For their part, the Blind Boys of Alabama were so well-traveled that late member Olice Thomas could give directions to their drivers.

Like McKinnie, Joey Williams, 60, was a gospel wunderkind, a guitarist and harmonist for another of those pillowy-sounding groups, the Mighty Clouds of Joy. They shared a bill with the Blind Boys one night; their classic records were the sound of his childhood, even though Williams was born years after they were released. At that gig, he says, he watched the Blind Boys “kill the crowd.”

When the two groups played a subsequent double bill, the Blind Boys’ manager asked Williams whether he could find a guitarist for their backing band. Today he laughs: “I came back and said, ‘I found the guy: me.’”

That was in the early 1990s, when the Blind Boys had already been going for about a half-century. And yet somehow, they were entering another commercial upswing, their biggest yet.
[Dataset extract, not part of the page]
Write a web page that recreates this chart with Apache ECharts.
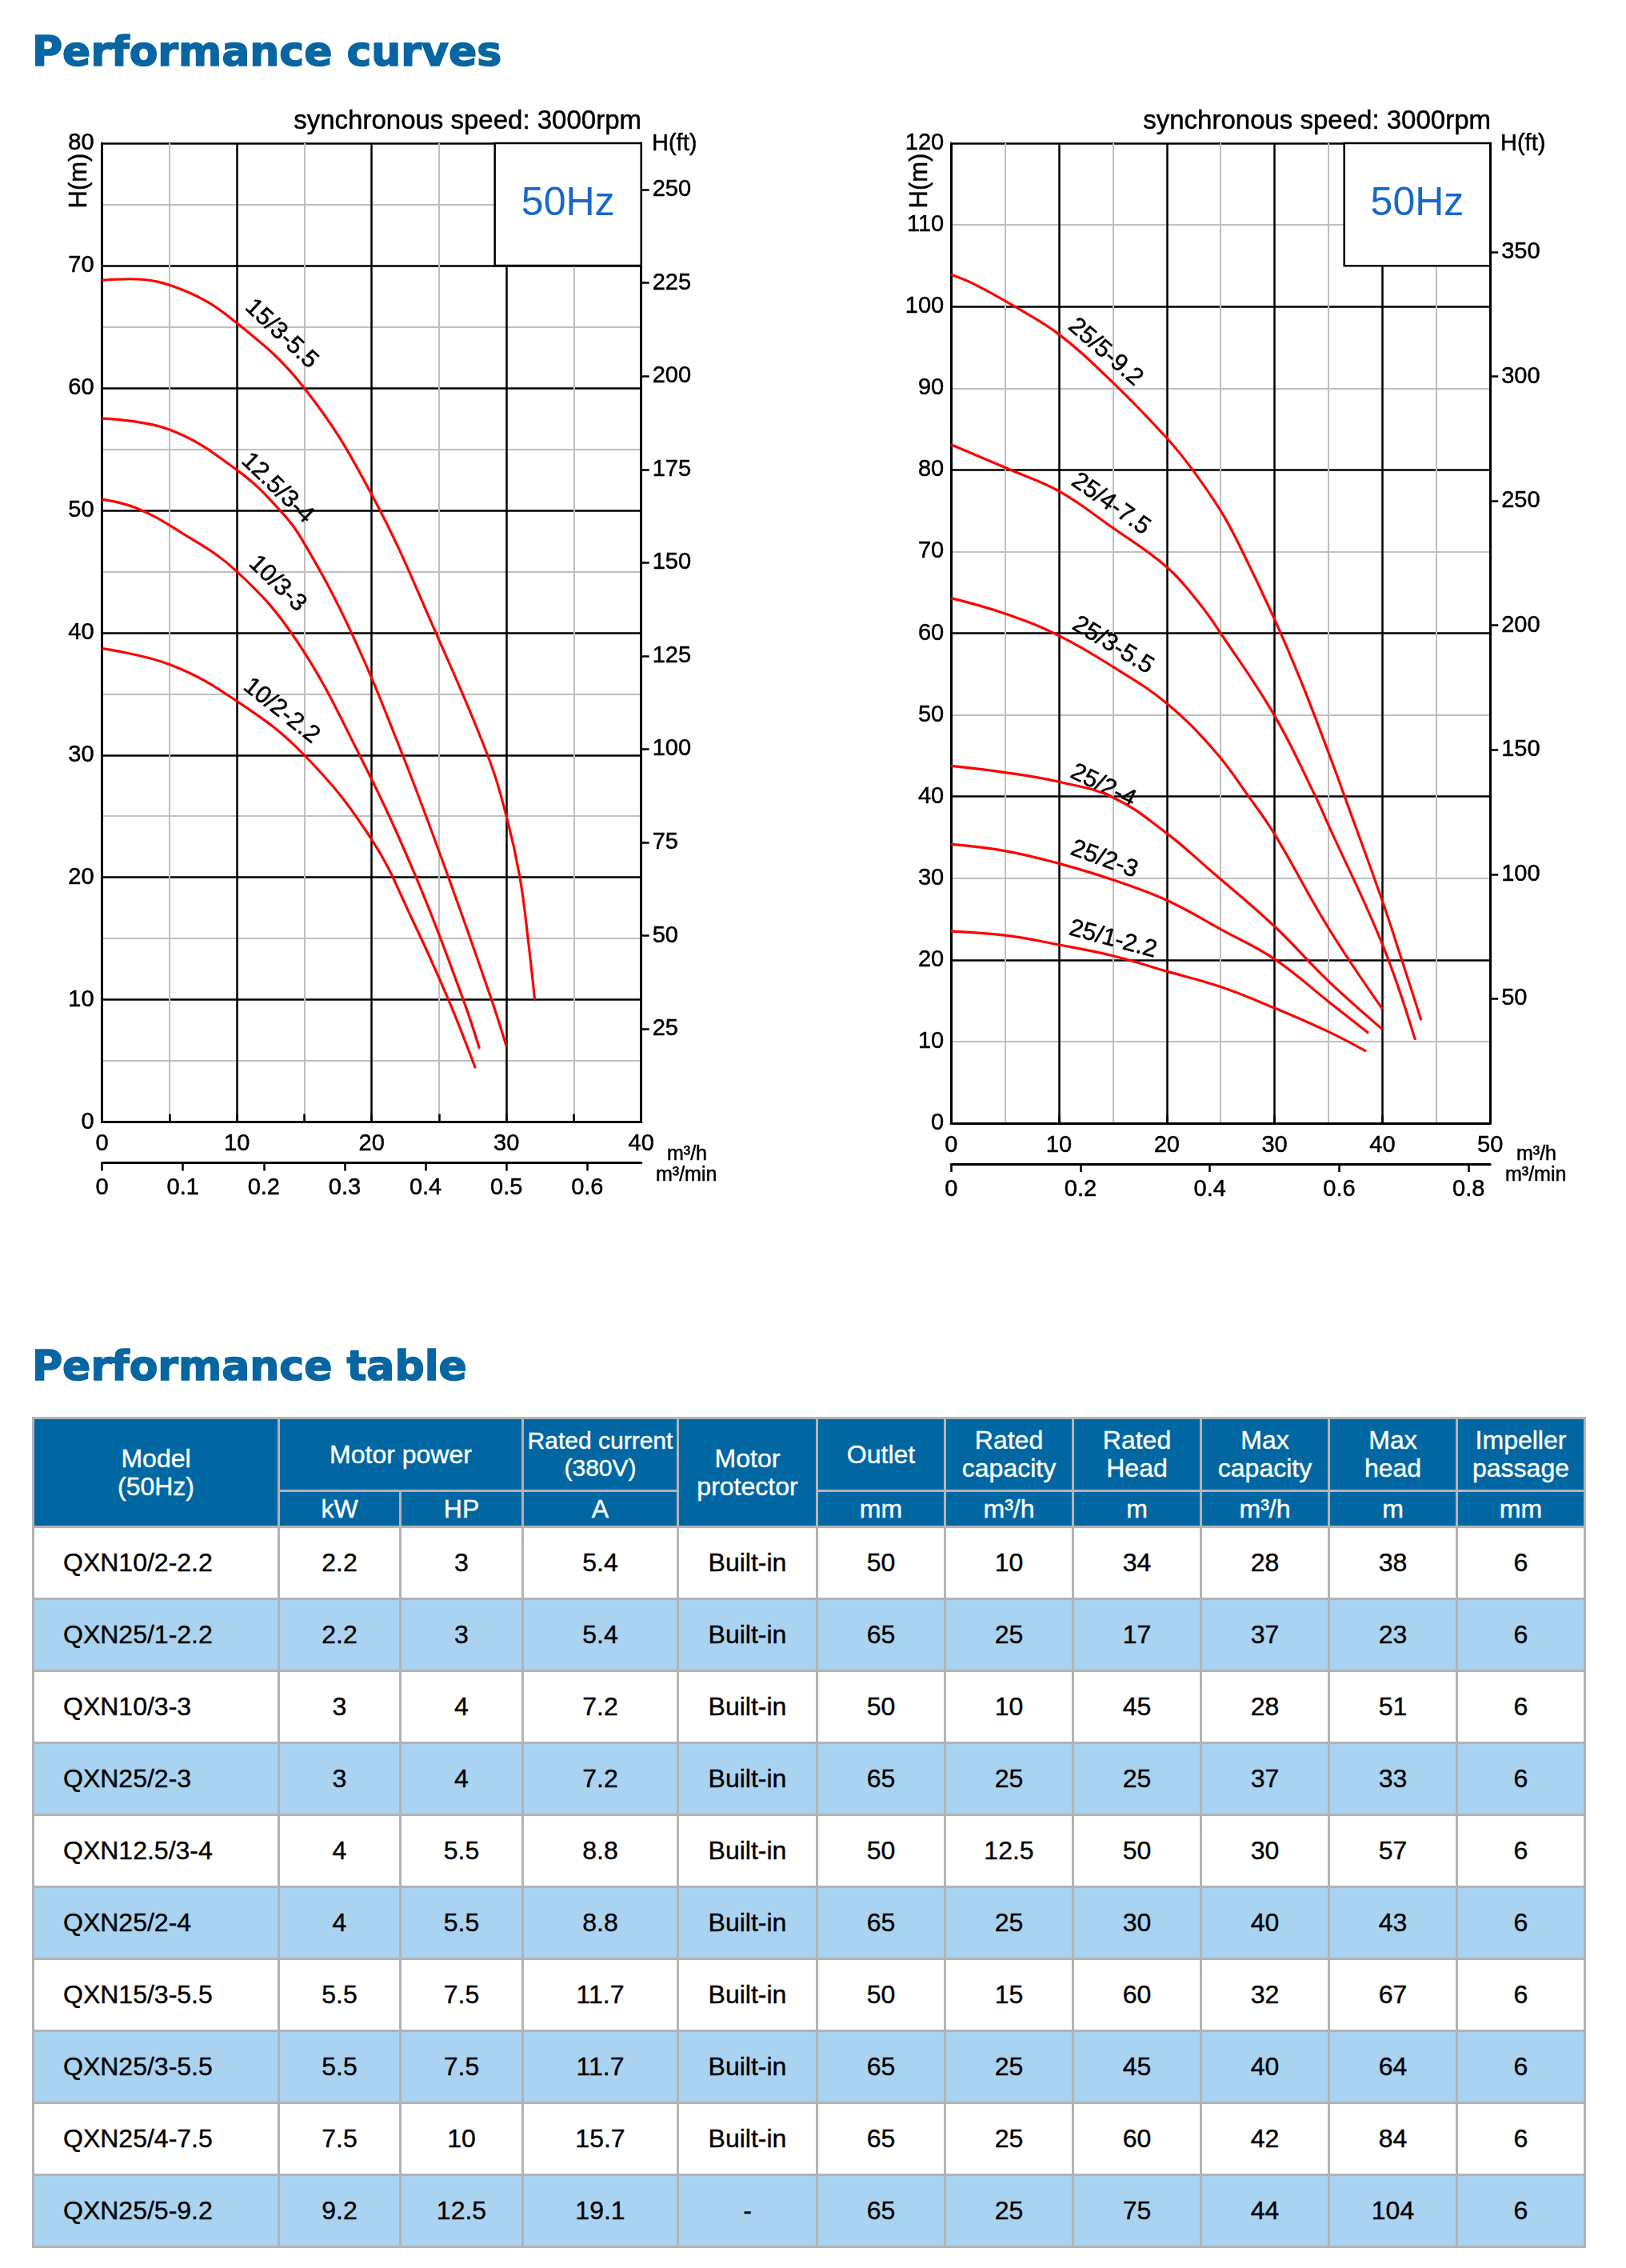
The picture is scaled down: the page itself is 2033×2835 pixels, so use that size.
<!DOCTYPE html>
<html>
<head>
<meta charset="utf-8">
<script src="https://cdn.jsdelivr.net/npm/echarts@6/dist/echarts.min.js"></script>
<style>
html,body{margin:0;padding:0;background:#fff;}
body{width:2033px;height:2835px;position:relative;overflow:hidden;font-family:'Liberation Sans',Arial,sans-serif;}
#chart{position:absolute;left:0;top:0;width:2033px;height:1600px;z-index:1;}
.title{position:absolute;left:40px;z-index:2;font-family:'DejaVu Sans',sans-serif;font-weight:bold;font-size:52px;line-height:60px;color:#0766a2;white-space:nowrap;-webkit-text-stroke:1.6px #0766a2;}
#perf{position:absolute;left:40px;top:1771px;z-index:2;border-collapse:collapse;table-layout:fixed;width:1942px;}
#perf th,#perf td{border:3px solid #b3b3b3;padding:0;text-align:center;font-family:'Liberation Sans',Arial,sans-serif;overflow:hidden;white-space:nowrap;-webkit-text-stroke:0.4px currentColor;}
#perf th{background:#0067a3;color:#fff;font-weight:normal;font-size:32px;line-height:35px;}
#perf tr.h1 th{height:88px;}
#perf tr.h2 th{height:42px;}
#perf td{height:87px;font-size:32px;color:#000;}
#perf td.model{text-align:left;padding-left:36px;}
#perf tr.alt td{background:#a9d3f1;}
</style>
</head>
<body>
<div id="chart"></div>
<div class="title" style="top:34px;">Performance curves</div>
<div class="title" style="top:1677px;">Performance table</div>
<table id="perf"></table>
<script>
// ---------------- chart data ----------------
const leftQMax = 40, leftHMax = 80;
const rightQMax = 50, rightHMax = 120;
const FT = 0.3048;

const leftFtTicks = [25, 50, 75, 100, 125, 150, 175, 200, 225, 250];
const rightFtTicks = [50, 100, 150, 200, 250, 300, 350];
const leftMinTicks = [0, 0.1, 0.2, 0.3, 0.4, 0.5, 0.6];
const rightMinTicks = [0, 0.2, 0.4, 0.6, 0.8];

// left chart curves  [Q (m3/h), H (m)]
const leftNames = ['15/3-5.5', '12.5/3-4', '10/3-3', '10/2-2.2'];
const curve15_3 = [[0,68.8],[2,68.9],[6,68.0],[10,65.3],[15,60],[20,51.3],[25,39.4],[28.6,30],[30,25],[31,20],[31.6,15],[32.1,10]];
const curve12_3 = [[0,57.5],[5,56.6],[10,53.3],[13.2,50],[15,47.3],[18.5,40],[22.3,30],[25.7,20],[28.9,10],[30,6.2]];
const curve10_3 = [[0,50.9],[2.5,50.2],[5.7,48.3],[10,45],[14.4,39.4],[19.1,30],[23.3,20],[26.8,10],[28,6]];
const curve10_2 = [[0,38.7],[5,37.4],[10,34.4],[15,30],[20,23.1],[23,16.6],[25.7,10],[27.7,4.4]];
const leftCurves = [curve15_3, curve12_3, curve10_3, curve10_2];
const leftLabelAt = [[13.3,64.4],[13.0,51.8],[13.0,44.0],[13.3,33.6]];
const leftLabelRot = [-43, -44, -44, -38.5];

// right chart curves
const rightNames = ['25/5-9.2', '25/4-7.5', '25/3-5.5', '25/2-4', '25/2-3', '25/1-2.2'];
const curve25_5 = [[0,103.9],[2.2,102.7],[5.9,100],[10,96.6],[15,90.7],[20,83.9],[22.4,80],[25,75.0],[26.8,70.6],[30,61.7],[32.4,54.3],[35,45.4],[36.5,40],[40,27.2],[41.8,20],[43.6,12.6]];
const curve25_4 = [[0,83.1],[5.5,80],[10,77.4],[15,72.9],[20,68.1],[23,63.7],[25,60],[30,49.9],[33.8,40],[35,36.5],[40,21.9],[43.05,10.2]];
const curve25_3 = [[0,64.3],[5,62.4],[10,59.7],[15,55.9],[20,51.4],[24.5,45.5],[27.6,40],[30,35.4],[35,23.9],[40,14]];
const curve25_2a = [[0,43.75],[5,42.95],[10,41.8],[15,39.9],[20,35.5],[24,31],[30,24.1],[35,17.4],[40,11.5]];
const curve25_2b = [[0,34.15],[5,33.35],[10,31.8],[15,29.8],[20,27.3],[25,23.75],[30,20.1],[35,14.9],[38.7,11.05]];
const curve25_1 = [[0,23.5],[5,23.0],[10,21.85],[15,20.5],[20,18.6],[25,16.7],[30,14.1],[35,11.2],[38.5,8.8]];
const rightCurves = [curve25_5, curve25_4, curve25_3, curve25_2a, curve25_2b, curve25_1];
const rightLabelAt = [[14.3,94.4],[14.8,75.8],[15.0,58.5],[14.1,41.3],[14.2,32.3],[15.0,22.5]];
const rightLabelRot = [-41, -35, -31, -26, -20, -15];

// 50Hz boxes [Q0, H0, Q1, H1]
const leftBox = [29.14, 70, 40, 80];
const rightBox = [36.46, 105, 50, 120];

// ---------------- table data ----------------
const models = ['QXN10/2-2.2','QXN25/1-2.2','QXN10/3-3','QXN25/2-3','QXN12.5/3-4','QXN25/2-4','QXN15/3-5.5','QXN25/3-5.5','QXN25/4-7.5','QXN25/5-9.2'];
const powerKW = ['2.2','2.2','3','3','4','4','5.5','5.5','7.5','9.2'];
const powerHP = ['3','3','4','4','5.5','5.5','7.5','7.5','10','12.5'];
const ratedCurrent = ['5.4','5.4','7.2','7.2','8.8','8.8','11.7','11.7','15.7','19.1'];
const protector = ['Built-in','Built-in','Built-in','Built-in','Built-in','Built-in','Built-in','Built-in','Built-in','-'];
const outlet = [50,65,50,65,50,65,50,65,65,65];
const ratedCapacity = ['10','25','10','25','12.5','25','15','25','25','25'];
const ratedHead = [34,17,45,25,50,30,60,45,60,75];
const maxCapacity = [28,37,28,37,30,40,32,40,42,44];
const maxHead = [38,23,51,33,57,43,67,64,84,104];
const impeller = [6,6,6,6,6,6,6,6,6,6];
const colWidths = [307,152,153,194,174,160,160,160,160,160,160];

// ---------------- build table ----------------
(function(){
  const t = document.getElementById('perf');
  let h = '<colgroup>' + colWidths.map(w => '<col style="width:' + w + 'px">').join('') + '</colgroup>';
  h += '<tr class="h1"><th rowspan="2">Model<br>(50Hz)</th><th colspan="2">Motor power</th>' +
       '<th style="font-size:30px;line-height:34px;">Rated current<br>(380V)</th><th rowspan="2">Motor<br>protector</th>' +
       '<th>Outlet</th><th>Rated<br>capacity</th><th>Rated<br>Head</th><th>Max<br>capacity</th><th>Max<br>head</th><th>Impeller<br>passage</th></tr>';
  const units = ['kW','HP','A','mm','m³/h','m','m³/h','m','mm'];
  h += '<tr class="h2">' + units.map(u => '<th>' + u + '</th>').join('') + '</tr>';
  for (let i = 0; i < models.length; i++) {
    const vals = [powerKW[i], powerHP[i], ratedCurrent[i], protector[i], outlet[i], ratedCapacity[i], ratedHead[i], maxCapacity[i], maxHead[i], impeller[i]];
    h += '<tr' + (i % 2 === 1 ? ' class="alt"' : '') + '><td class="model">' + models[i] + '</td>' +
         vals.map(v => '<td>' + v + '</td>').join('') + '</tr>';
  }
  t.innerHTML = h;
})();

// ---------------- chart ----------------
const FONT = "'Liberation Sans', Arial, sans-serif";
const RED = '#ff0000';
const BLUE50 = '#1767cc';
const GRAY = '#bfbfbf';
const THICK = { textBorderColor: '#000', textBorderWidth: 0.5 };

function curveSeries(name, data, xi, yi, labelAt, rot) {
  return {
    type: 'line', name: name, data: data, xAxisIndex: xi, yAxisIndex: yi,
    smooth: 0.4, symbol: 'none', showSymbol: false, silent: true, z: 5,
    lineStyle: { color: RED, width: 3.2 },
    markPoint: {
      silent: true, symbol: 'circle', symbolSize: 1,
      itemStyle: { color: 'rgba(0,0,0,0)' },
      label: Object.assign({ show: true, position: 'inside', formatter: '{b}', rotate: rot, fontSize: 30.5, color: '#000', fontFamily: FONT }, THICK),
      data: [{ name: name, coord: labelAt }]
    }
  };
}
function boxArea(b) {
  return {
    silent: true,
    itemStyle: { color: '#fff', borderColor: '#000', borderWidth: 2.5 },
    label: { show: true, position: 'inside', formatter: '50Hz', fontSize: 50, color: BLUE50, fontFamily: FONT },
    data: [[{ coord: [b[0], b[1]] }, { coord: [b[2], b[3]] }]]
  };
}

const blackAxisLine = { show: true, onZero: false, lineStyle: { color: '#000', width: 3 } };
const lbl = (m, extra) => Object.assign({ fontSize: 29, color: '#000', fontFamily: FONT, margin: m }, THICK, extra || {});

function mainX(gi, max) {
  return { gridIndex: gi, type: 'value', min: 0, max: max, interval: 10, position: 'bottom',
    axisLine: blackAxisLine, axisTick: { show: false }, axisLabel: lbl(13),
    splitLine: { show: true, lineStyle: { color: '#000', width: 2.5 } },
    minorTick: { show: false, splitNumber: 2 },
    minorSplitLine: { show: true, lineStyle: { color: GRAY, width: 2 } } };
}
function minX(gi, max, ticks) {
  return { gridIndex: gi, type: 'value', min: 0, max: max, position: 'bottom', offset: 51,
    axisLine: blackAxisLine,
    axisTick: { show: true, inside: false, length: 10, customValues: ticks, lineStyle: { color: '#000', width: 2.5 } },
    axisLabel: lbl(17, { customValues: ticks }), splitLine: { show: false } };
}
function tickX(gi, max, step) {
  return { gridIndex: gi, type: 'value', min: 0, max: max, interval: step, position: 'bottom', offset: 51,
    axisLine: { show: false }, axisTick: { show: true, inside: true, length: 10, lineStyle: { color: '#000', width: 2.5 } },
    axisLabel: { show: false }, splitLine: { show: false } };
}
function ftY(gi, maxM, ticks) {
  return { gridIndex: gi, type: 'value', min: 0, max: maxM / FT, position: 'right',
    axisLine: blackAxisLine,
    axisTick: { show: true, length: 10, customValues: ticks, lineStyle: { color: '#000', width: 2.5 } },
    axisLabel: lbl(14, { customValues: ticks }), splitLine: { show: false } };
}

const series = [];
leftCurves.forEach((c, i) => {
  const s = curveSeries(leftNames[i], c, 0, 0, leftLabelAt[i], leftLabelRot[i]);
  if (i === 0) s.markArea = boxArea(leftBox);
  series.push(s);
});
rightCurves.forEach((c, i) => {
  const s = curveSeries(rightNames[i], c, 3, 2, rightLabelAt[i], rightLabelRot[i]);
  if (i === 0) s.markArea = boxArea(rightBox);
  series.push(s);
});

function txt(text, x, y, size, align, extra) {
  return Object.assign({ type: 'text', x: x, y: y, silent: true, z: 10,
    style: { text: text, fontSize: size, fontFamily: FONT, fill: '#000', stroke: '#000', lineWidth: 0.5, align: align, verticalAlign: 'middle' } }, extra || {});
}

const option = {
  animation: false,
  backgroundColor: '#fff',
  grid: [
    { left: 127.6, top: 179, width: 674.1, height: 1223.6 },
    { left: 1189.2, top: 179, width: 674, height: 1225 }
  ],
  xAxis: [
    mainX(0, leftQMax), minX(0, leftQMax / 60, leftMinTicks), tickX(0, leftQMax, 5),
    mainX(1, rightQMax), minX(1, rightQMax / 60, rightMinTicks), tickX(1, rightQMax, 10)
  ],
  yAxis: [
    { gridIndex: 0, type: 'value', min: 0, max: leftHMax, interval: 10, position: 'left',
      axisLine: blackAxisLine, axisTick: { show: false }, axisLabel: lbl(10),
      splitLine: { show: true, lineStyle: { color: '#000', width: 2.5 } },
      minorTick: { show: false, splitNumber: 2 }, minorSplitLine: { show: true, lineStyle: { color: GRAY, width: 2 } } },
    ftY(0, leftHMax, leftFtTicks),
    { gridIndex: 1, type: 'value', min: 0, max: rightHMax, interval: 20, position: 'left',
      axisLine: blackAxisLine, axisTick: { show: false }, axisLabel: { show: false },
      splitLine: { show: true, lineStyle: { color: '#000', width: 2.5 } },
      minorTick: { show: false, splitNumber: 2 }, minorSplitLine: { show: true, lineStyle: { color: GRAY, width: 2 } } },
    { gridIndex: 1, type: 'value', min: 0, max: rightHMax, interval: 10, position: 'left',
      axisLine: { show: false }, axisTick: { show: false }, axisLabel: lbl(9), splitLine: { show: false } },
    ftY(1, rightHMax, rightFtTicks)
  ],
  graphic: { elements: [
    txt('synchronous speed: 3000rpm', 802, 152, 33, 'right'),
    txt('synchronous speed: 3000rpm', 1864, 152, 33, 'right'),
    txt('H(ft)', 815, 180, 29, 'left'),
    txt('H(ft)', 1876, 180, 29, 'left'),
    txt('H(m)', 99, 226, 31, 'center', { rotation: Math.PI / 2 }),
    txt('H(m)', 1150, 226, 31, 'center', { rotation: Math.PI / 2 }),
    txt('m³/h', 834, 1443, 25, 'left'),
    txt('m³/min', 820, 1469, 25, 'left'),
    txt('m³/h', 1896, 1443, 25, 'left'),
    txt('m³/min', 1882, 1469, 25, 'left')
  ] },
  series: series
};

const chart = echarts.init(document.getElementById('chart'), null, { renderer: 'canvas' });
chart.setOption(option);
</script>
</body>
</html>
Peter Gabriel of all people played a significant role in their resurgence, signing the group to his Real World Records imprint, featuring them on his 2003 album “Up,” and taking them on the subsequent tour as openers and guest singers.

“It was a delight to work with the Blind Boys,” Gabriel said by email. “Their voices sound as ‘lived-in’ as any voices I have heard, and when they were firing on all cylinders it was sure to raise the hairs on the back of my neck.”

Following that exposure, the Blind Boys were thrust into the mainstream. As the 1990s wore on, they were embraced by the growing Americana audience; their 1998 album, “Spirit of the Century,” won a Grammy, as did its follow-up. They collaborated with a who’s who of popular musicians and even entered pop culture history, singing Tom Waits’s “Down in the Hole” for the opening credits of “The Wire’s” second season. In a 2015 interview with AARP magazine, Bob Dylan named three gospel groups that he considered formative: the Dixie Hummingbirds, the Staple Singers and the Blind Boys.

Carter’s retirement, like Fountain’s death, ended an era for the group, but they press on. They continue to perform at festivals, including this weekend at the Tinner Hill Music Festival in Falls Church, Va. Their concerts are still elegant, animated celebrations for believers and nonbelievers alike. If anything, “Spirit of the Century” provided a rare chance to pause and take stock for a group that has been moving forward for almost 90 years.

“You don’t realize what you’ve done, how far you’ve come,” Williams says, “until you start talking about it. It reminds you where you come from.”